I want to be upfront about something. I've heard "the bottom is near" more times than I can count during this downturn. But when a Wall Street bank with the specific background of Cantor Fitzgerald publishes cycle data pointing to a specific month, I read it carefully rather than dismissing it as wishful thinking.

Cantor Fitzgerald published a note Tuesday saying it believes crypto markets are only a few months away from the bottom of this pullback. The bank's analysts, led by Gareth Gacetta, laid out both the cycle math and an important framework for which tokens actually deserve attention when the turn finally comes.

The October Math and Where It Comes From

Here's the cycle data that makes the October call compelling rather than arbitrary. As of June 10, Bitcoin was 252 days past its 2025 peak and down approximately 51%. Looking back across the three previous major Bitcoin market cycles, BTC bottomed an average of 384 days after peaking.

Do that math and the implied bottom arrives around late October 2026. The analysts were careful to caveat that this model is not a precise timing tool; macro, regulatory, and geopolitical risks can shift that window. But they also made a point I found genuinely interesting: crypto's reflexive nature means historical cycles can become self-reinforcing. When enough participants expect a cycle bottom around a certain date based on historical patterns, their behavior, buying, positioning, changing sentiment, can actually help create the very outcome they're anticipating.

The Bigger Question: Which Tokens Win?

This is the part of Cantor's report I found most valuable, because identifying a bottom is only half the work. The other half is knowing what to own when the market turns.

The bank's framework is clear: adoption alone doesn't drive token value. What matters is whether a network can translate real usage into either sustainable cash flow or lasting monetary demand. Protocols that generate usage without capturing value in their tokens aren't the same as protocols where activity directly benefits token holders.

By that standard, Cantor identified Hyperliquid's HYPE as the clearest example of fee-driven token economics, the protocol uses revenue to buy back and burn HYPE tokens, directly linking trading volume to token value. Bitcoin remains the benchmark monetary asset. Ethereum is flagged as the dominant collateral layer for onchain finance.

Solana, Sui, XRP and Zcash each have differentiated strengths according to the report, but still need to demonstrate they can convert ecosystem growth into durable token demand. That's not a rejection, it's a challenge to prove the next step in their development.

Digital Asset Treasury Companies as an Overlooked Play

Cantor also highlighted an investment theme I've been thinking about, digital asset treasury companies. The bank argued the strongest of these firms are evolving well beyond passively holding tokens. They're becoming active operators generating yield, building infrastructure, and providing institutional access to digital assets.

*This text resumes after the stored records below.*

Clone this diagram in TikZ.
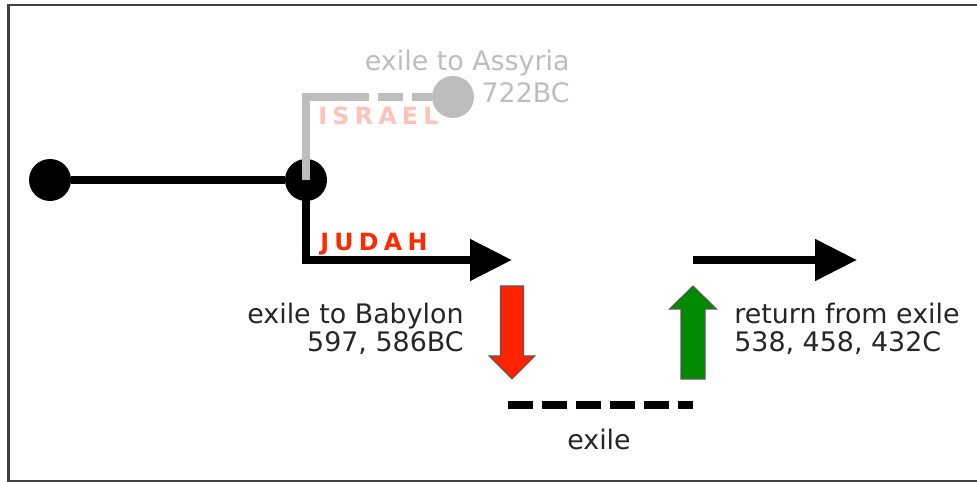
\documentclass[tikz,border=0pt]{standalone}
\usepackage{fontspec}
\setmainfont{DejaVu Sans}
\usetikzlibrary{arrows.meta}
\definecolor{faded}{HTML}{BDBDBD}
\definecolor{israelpink}{HTML}{FFC2B8}
\definecolor{judahred}{HTML}{FF2A00}
\definecolor{downred}{HTML}{FF2200}
\definecolor{upgreen}{HTML}{008A00}
\newcommand{\lsp}{\kern3pt}

\begin{document}
\begin{tikzpicture}[x=0.02cm,y=-0.02cm,
	dot/.style={circle,fill,inner sep=0pt,minimum size=0.84cm},
	track/.style={line width=4.5pt},
	bigtip/.style={-{Triangle[length=23.8pt,width=22.7pt]}},
	label/.style={font=\fontsize{15.3}{16.4}\selectfont,text=black!85,inner sep=0pt},
	kingdom/.style={font=\fontsize{13.5}{15}\selectfont\bfseries,inner sep=0pt,anchor=base west},
	block/.style={draw=black!65,line width=0.6pt,line join=miter}]
\useasboundingbox (0,0) rectangle (977,482);
\draw[black!75,line width=1.2pt] (977,5) -- (8.5,5) -- (8.5,481) -- (977,481);

\node[dot] (united) at (50,180) {};
\node[dot] (split) at (306,180) {};
\node[dot,faded] (assyria) at (453,97) {};
\coordinate (judah end) at (512,260);
\coordinate (return start) at (693,260);
\coordinate (return end) at (857,260);
\coordinate (exile start) at (508,405);
\coordinate (exile end) at (693,405);

\draw[track,faded,dash pattern=on 83.3pt off 5.1pt on 14.2pt off 5.1pt on 200pt]
	(split.center) |- (assyria);
\draw[track] (united) -- (split);
\draw[track,bigtip] (split.center) |- (judah end);
\draw[track,bigtip] (return start) -- (return end);
\draw[line width=5.1pt,dash pattern=on 14.2pt off 5.1pt] (exile start) -- (exile end);

% exile and return
\draw[block,fill=downred] (500.5,286) -- (523.5,286) -- (523.5,356) -- (535,356)
	-- (512,379) -- (489,356) -- (500.5,356) -- cycle;
\draw[block,fill=upgreen] (681,379) -- (705,379) -- (705,309) -- (716.5,309)
	-- (693,286) -- (669.5,309) -- (681,309) -- cycle;

\node[kingdom,israelpink] (israel) at (318,125) {I\lsp S\lsp R\lsp A\lsp E\lsp L};
\node[kingdom,judahred] (judah) at (320,251) {J\lsp U\lsp D\lsp A\lsp H};
\node[label,text=faded,align=right,anchor=base east] (assyria text) at (570,103)
	{exile to Assyria\\[2.2pt]722BC};
\node[label,align=right,anchor=base east] (babylon text) at (464,352)
	{exile to Babylon\\597, 586BC};
\node[label,align=left,anchor=base west] (return text) at (734,352)
	{return from exile\\538, 458, 432C};
\node[label,anchor=base] (exile text) at (599,450) {exile};
\end{tikzpicture}
\end{document}
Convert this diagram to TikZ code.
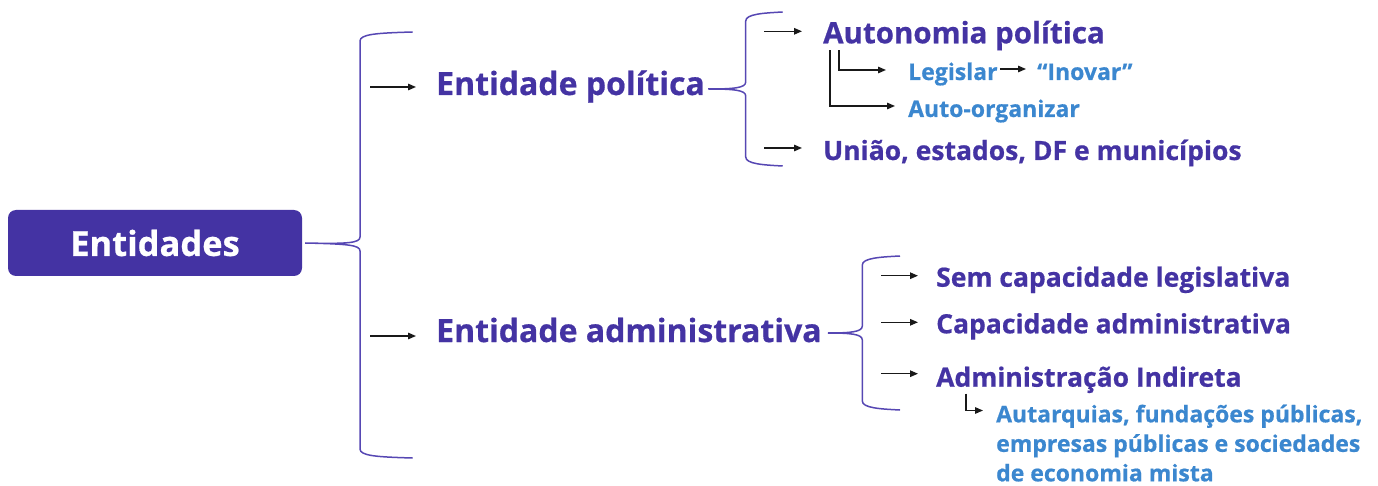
\documentclass[tikz,border=0pt]{standalone}
\usepackage{fontspec}
\setmainfont{Open Sans}[BoldFeatures={FakeBold=0.6}]
\usetikzlibrary{arrows.meta}

\definecolor{roxo}{HTML}{4433A3}
\definecolor{roxochave}{HTML}{5647B3}
\definecolor{azul}{HTML}{3B87CF}

% chaveta: x da haste, x das pontas, y de cima, y do meio, y de baixo, bico
\newcommand\chaveta[6]{%
  \draw[chave] (#2,#3) .. controls (#1+18,#3+1) and (#1,#3+2) .. (#1,#3+9)
    -- (#1,#4-7) .. controls (#1,#4-1) and (#1-12,#4) .. #6
    .. controls (#1-12,#4) and (#1,#4+1) .. (#1,#4+7)
    -- (#1,#5-9) .. controls (#1,#5-2) and (#1+18,#5-1) .. (#2,#5);}

\begin{document}
\begin{tikzpicture}[x=1pt,y=-1pt,
    caixa/.style={fill=roxo,text=white,rounded corners=8pt,minimum width=294pt,
      minimum height=66pt,font=\bfseries\fontsize{34.5}{40}\selectfont},
    titulo/.style={anchor=base west,inner sep=0pt,text=roxo,
      font=\bfseries\fontsize{32}{38}\selectfont},
    item/.style={anchor=base west,inner sep=0pt,text=roxo,
      font=\bfseries\fontsize{26.5}{32}\selectfont},
    sub/.style={anchor=base west,inner sep=0pt,text=azul,
      font=\bfseries\fontsize{23}{29.5}\selectfont},
    seta/.style={-{Triangle[length=8pt,width=6.5pt]},line width=1.4pt,black!90},
    chave/.style={draw=roxochave,line width=1.5pt}]
  \useasboundingbox (0,0) rectangle (1378,486);

  \node[caixa] (raiz) at (155,243) {Entidades};

  \node[titulo] (pol) at (436,95) {Entidade política};
  \node[titulo] (adm) at (436,342) {Entidade administrativa};

  \node[item,font=\bfseries\fontsize{29.5}{34}\selectfont] (auto) at (823,43.3) {Autonomia política};
  \node[sub] (leg) at (908,80) {Legislar};
  \node[sub] (inov) at (1037,80) {“Inovar”};
  \node[sub] (org) at (908,117) {Auto-organizar};
  \node[item] (uniao) at (823,160) {União, estados, DF e municípios};

  \node[item] (sem) at (936,286.7) {Sem capacidade legislativa};
  \node[item] (cap) at (936,333.3) {Capacidade administrativa};
  \node[item] (ind) at (936,386.7) {Administração Indireta};
  \node[sub,anchor=north west,align=left] (aut) at (996,404.5)
    {Autarquias, fundações públicas,\\empresas públicas e sociedades\\de economia mista};

  % chaves
  \chaveta{360}{412.7}{32}{244}{458}{([xshift=3pt]raiz.east)}
  \chaveta{745.7}{782.7}{12}{89}{166}{([shift={(3,-6)}]pol.base east)}
  \chaveta{862.3}{900}{256}{333}{410}{([shift={(6,-9)}]adm.base east)}

  % setas
  \draw[seta] ([shift={(-66,-8)}]pol.base west) -- ([shift={(-20,-8)}]pol.base west);
  \draw[seta] ([shift={(-66,-6)}]adm.base west) -- ([shift={(-20,-6)}]adm.base west);
  \draw[seta] ([shift={(-59,-12)}]auto.base west) -- ([shift={(-21,-12)}]auto.base west);
  \draw[seta] ([shift={(-59,-12)}]uniao.base west) -- ([shift={(-21,-12)}]uniao.base west);
  \draw[seta] ([shift={(-55,-11)}]sem.base west) -- ([shift={(-18,-11)}]sem.base west);
  \draw[seta] ([shift={(-55,-11)}]cap.base west) -- ([shift={(-18,-11)}]cap.base west);
  \draw[seta] ([shift={(-55,-13)}]ind.base west) -- ([shift={(-18,-13)}]ind.base west);
  \draw[seta] ([shift={(16,7)}]auto.base west) |- ([shift={(-22,-10)}]leg.base west);
  \draw[seta] ([shift={(7,7)}]auto.base west) |- ([shift={(-13,-11)}]org.base west);
  \draw[seta] ([shift={(2,-11)}]leg.base east) -- ([shift={(-11,-11)}]inov.base west);
  \draw[seta] ([shift={(30,7)}]ind.base west) |- ([shift={(-13,6)}]aut.north west);
\end{tikzpicture}
\end{document}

Cantor initiated coverage of Forward Industries and Cypherpunk Technologies with overweight ratings and specific price targets, describing them as early examples of this evolution in action.

What I Make of All of This

I'm sitting here on July 1 with Bitcoin just above $60,000, fresh off its worst first half since 2022. Cantor's note doesn't make the pain of the next few months disappear, the October timeline implies we're still in it for a while longer.

But the framework matters. A Wall Street bank is telling me this bear cycle has historically defined endpoints, October is the data-implied window, and the tokens that win on the other side will be the ones where usage translates directly into token value rather than just ecosystem activity. That's not noise. That's the clearest institutional roadmap I've read for navigating what comes next, and I'll be watching October closely.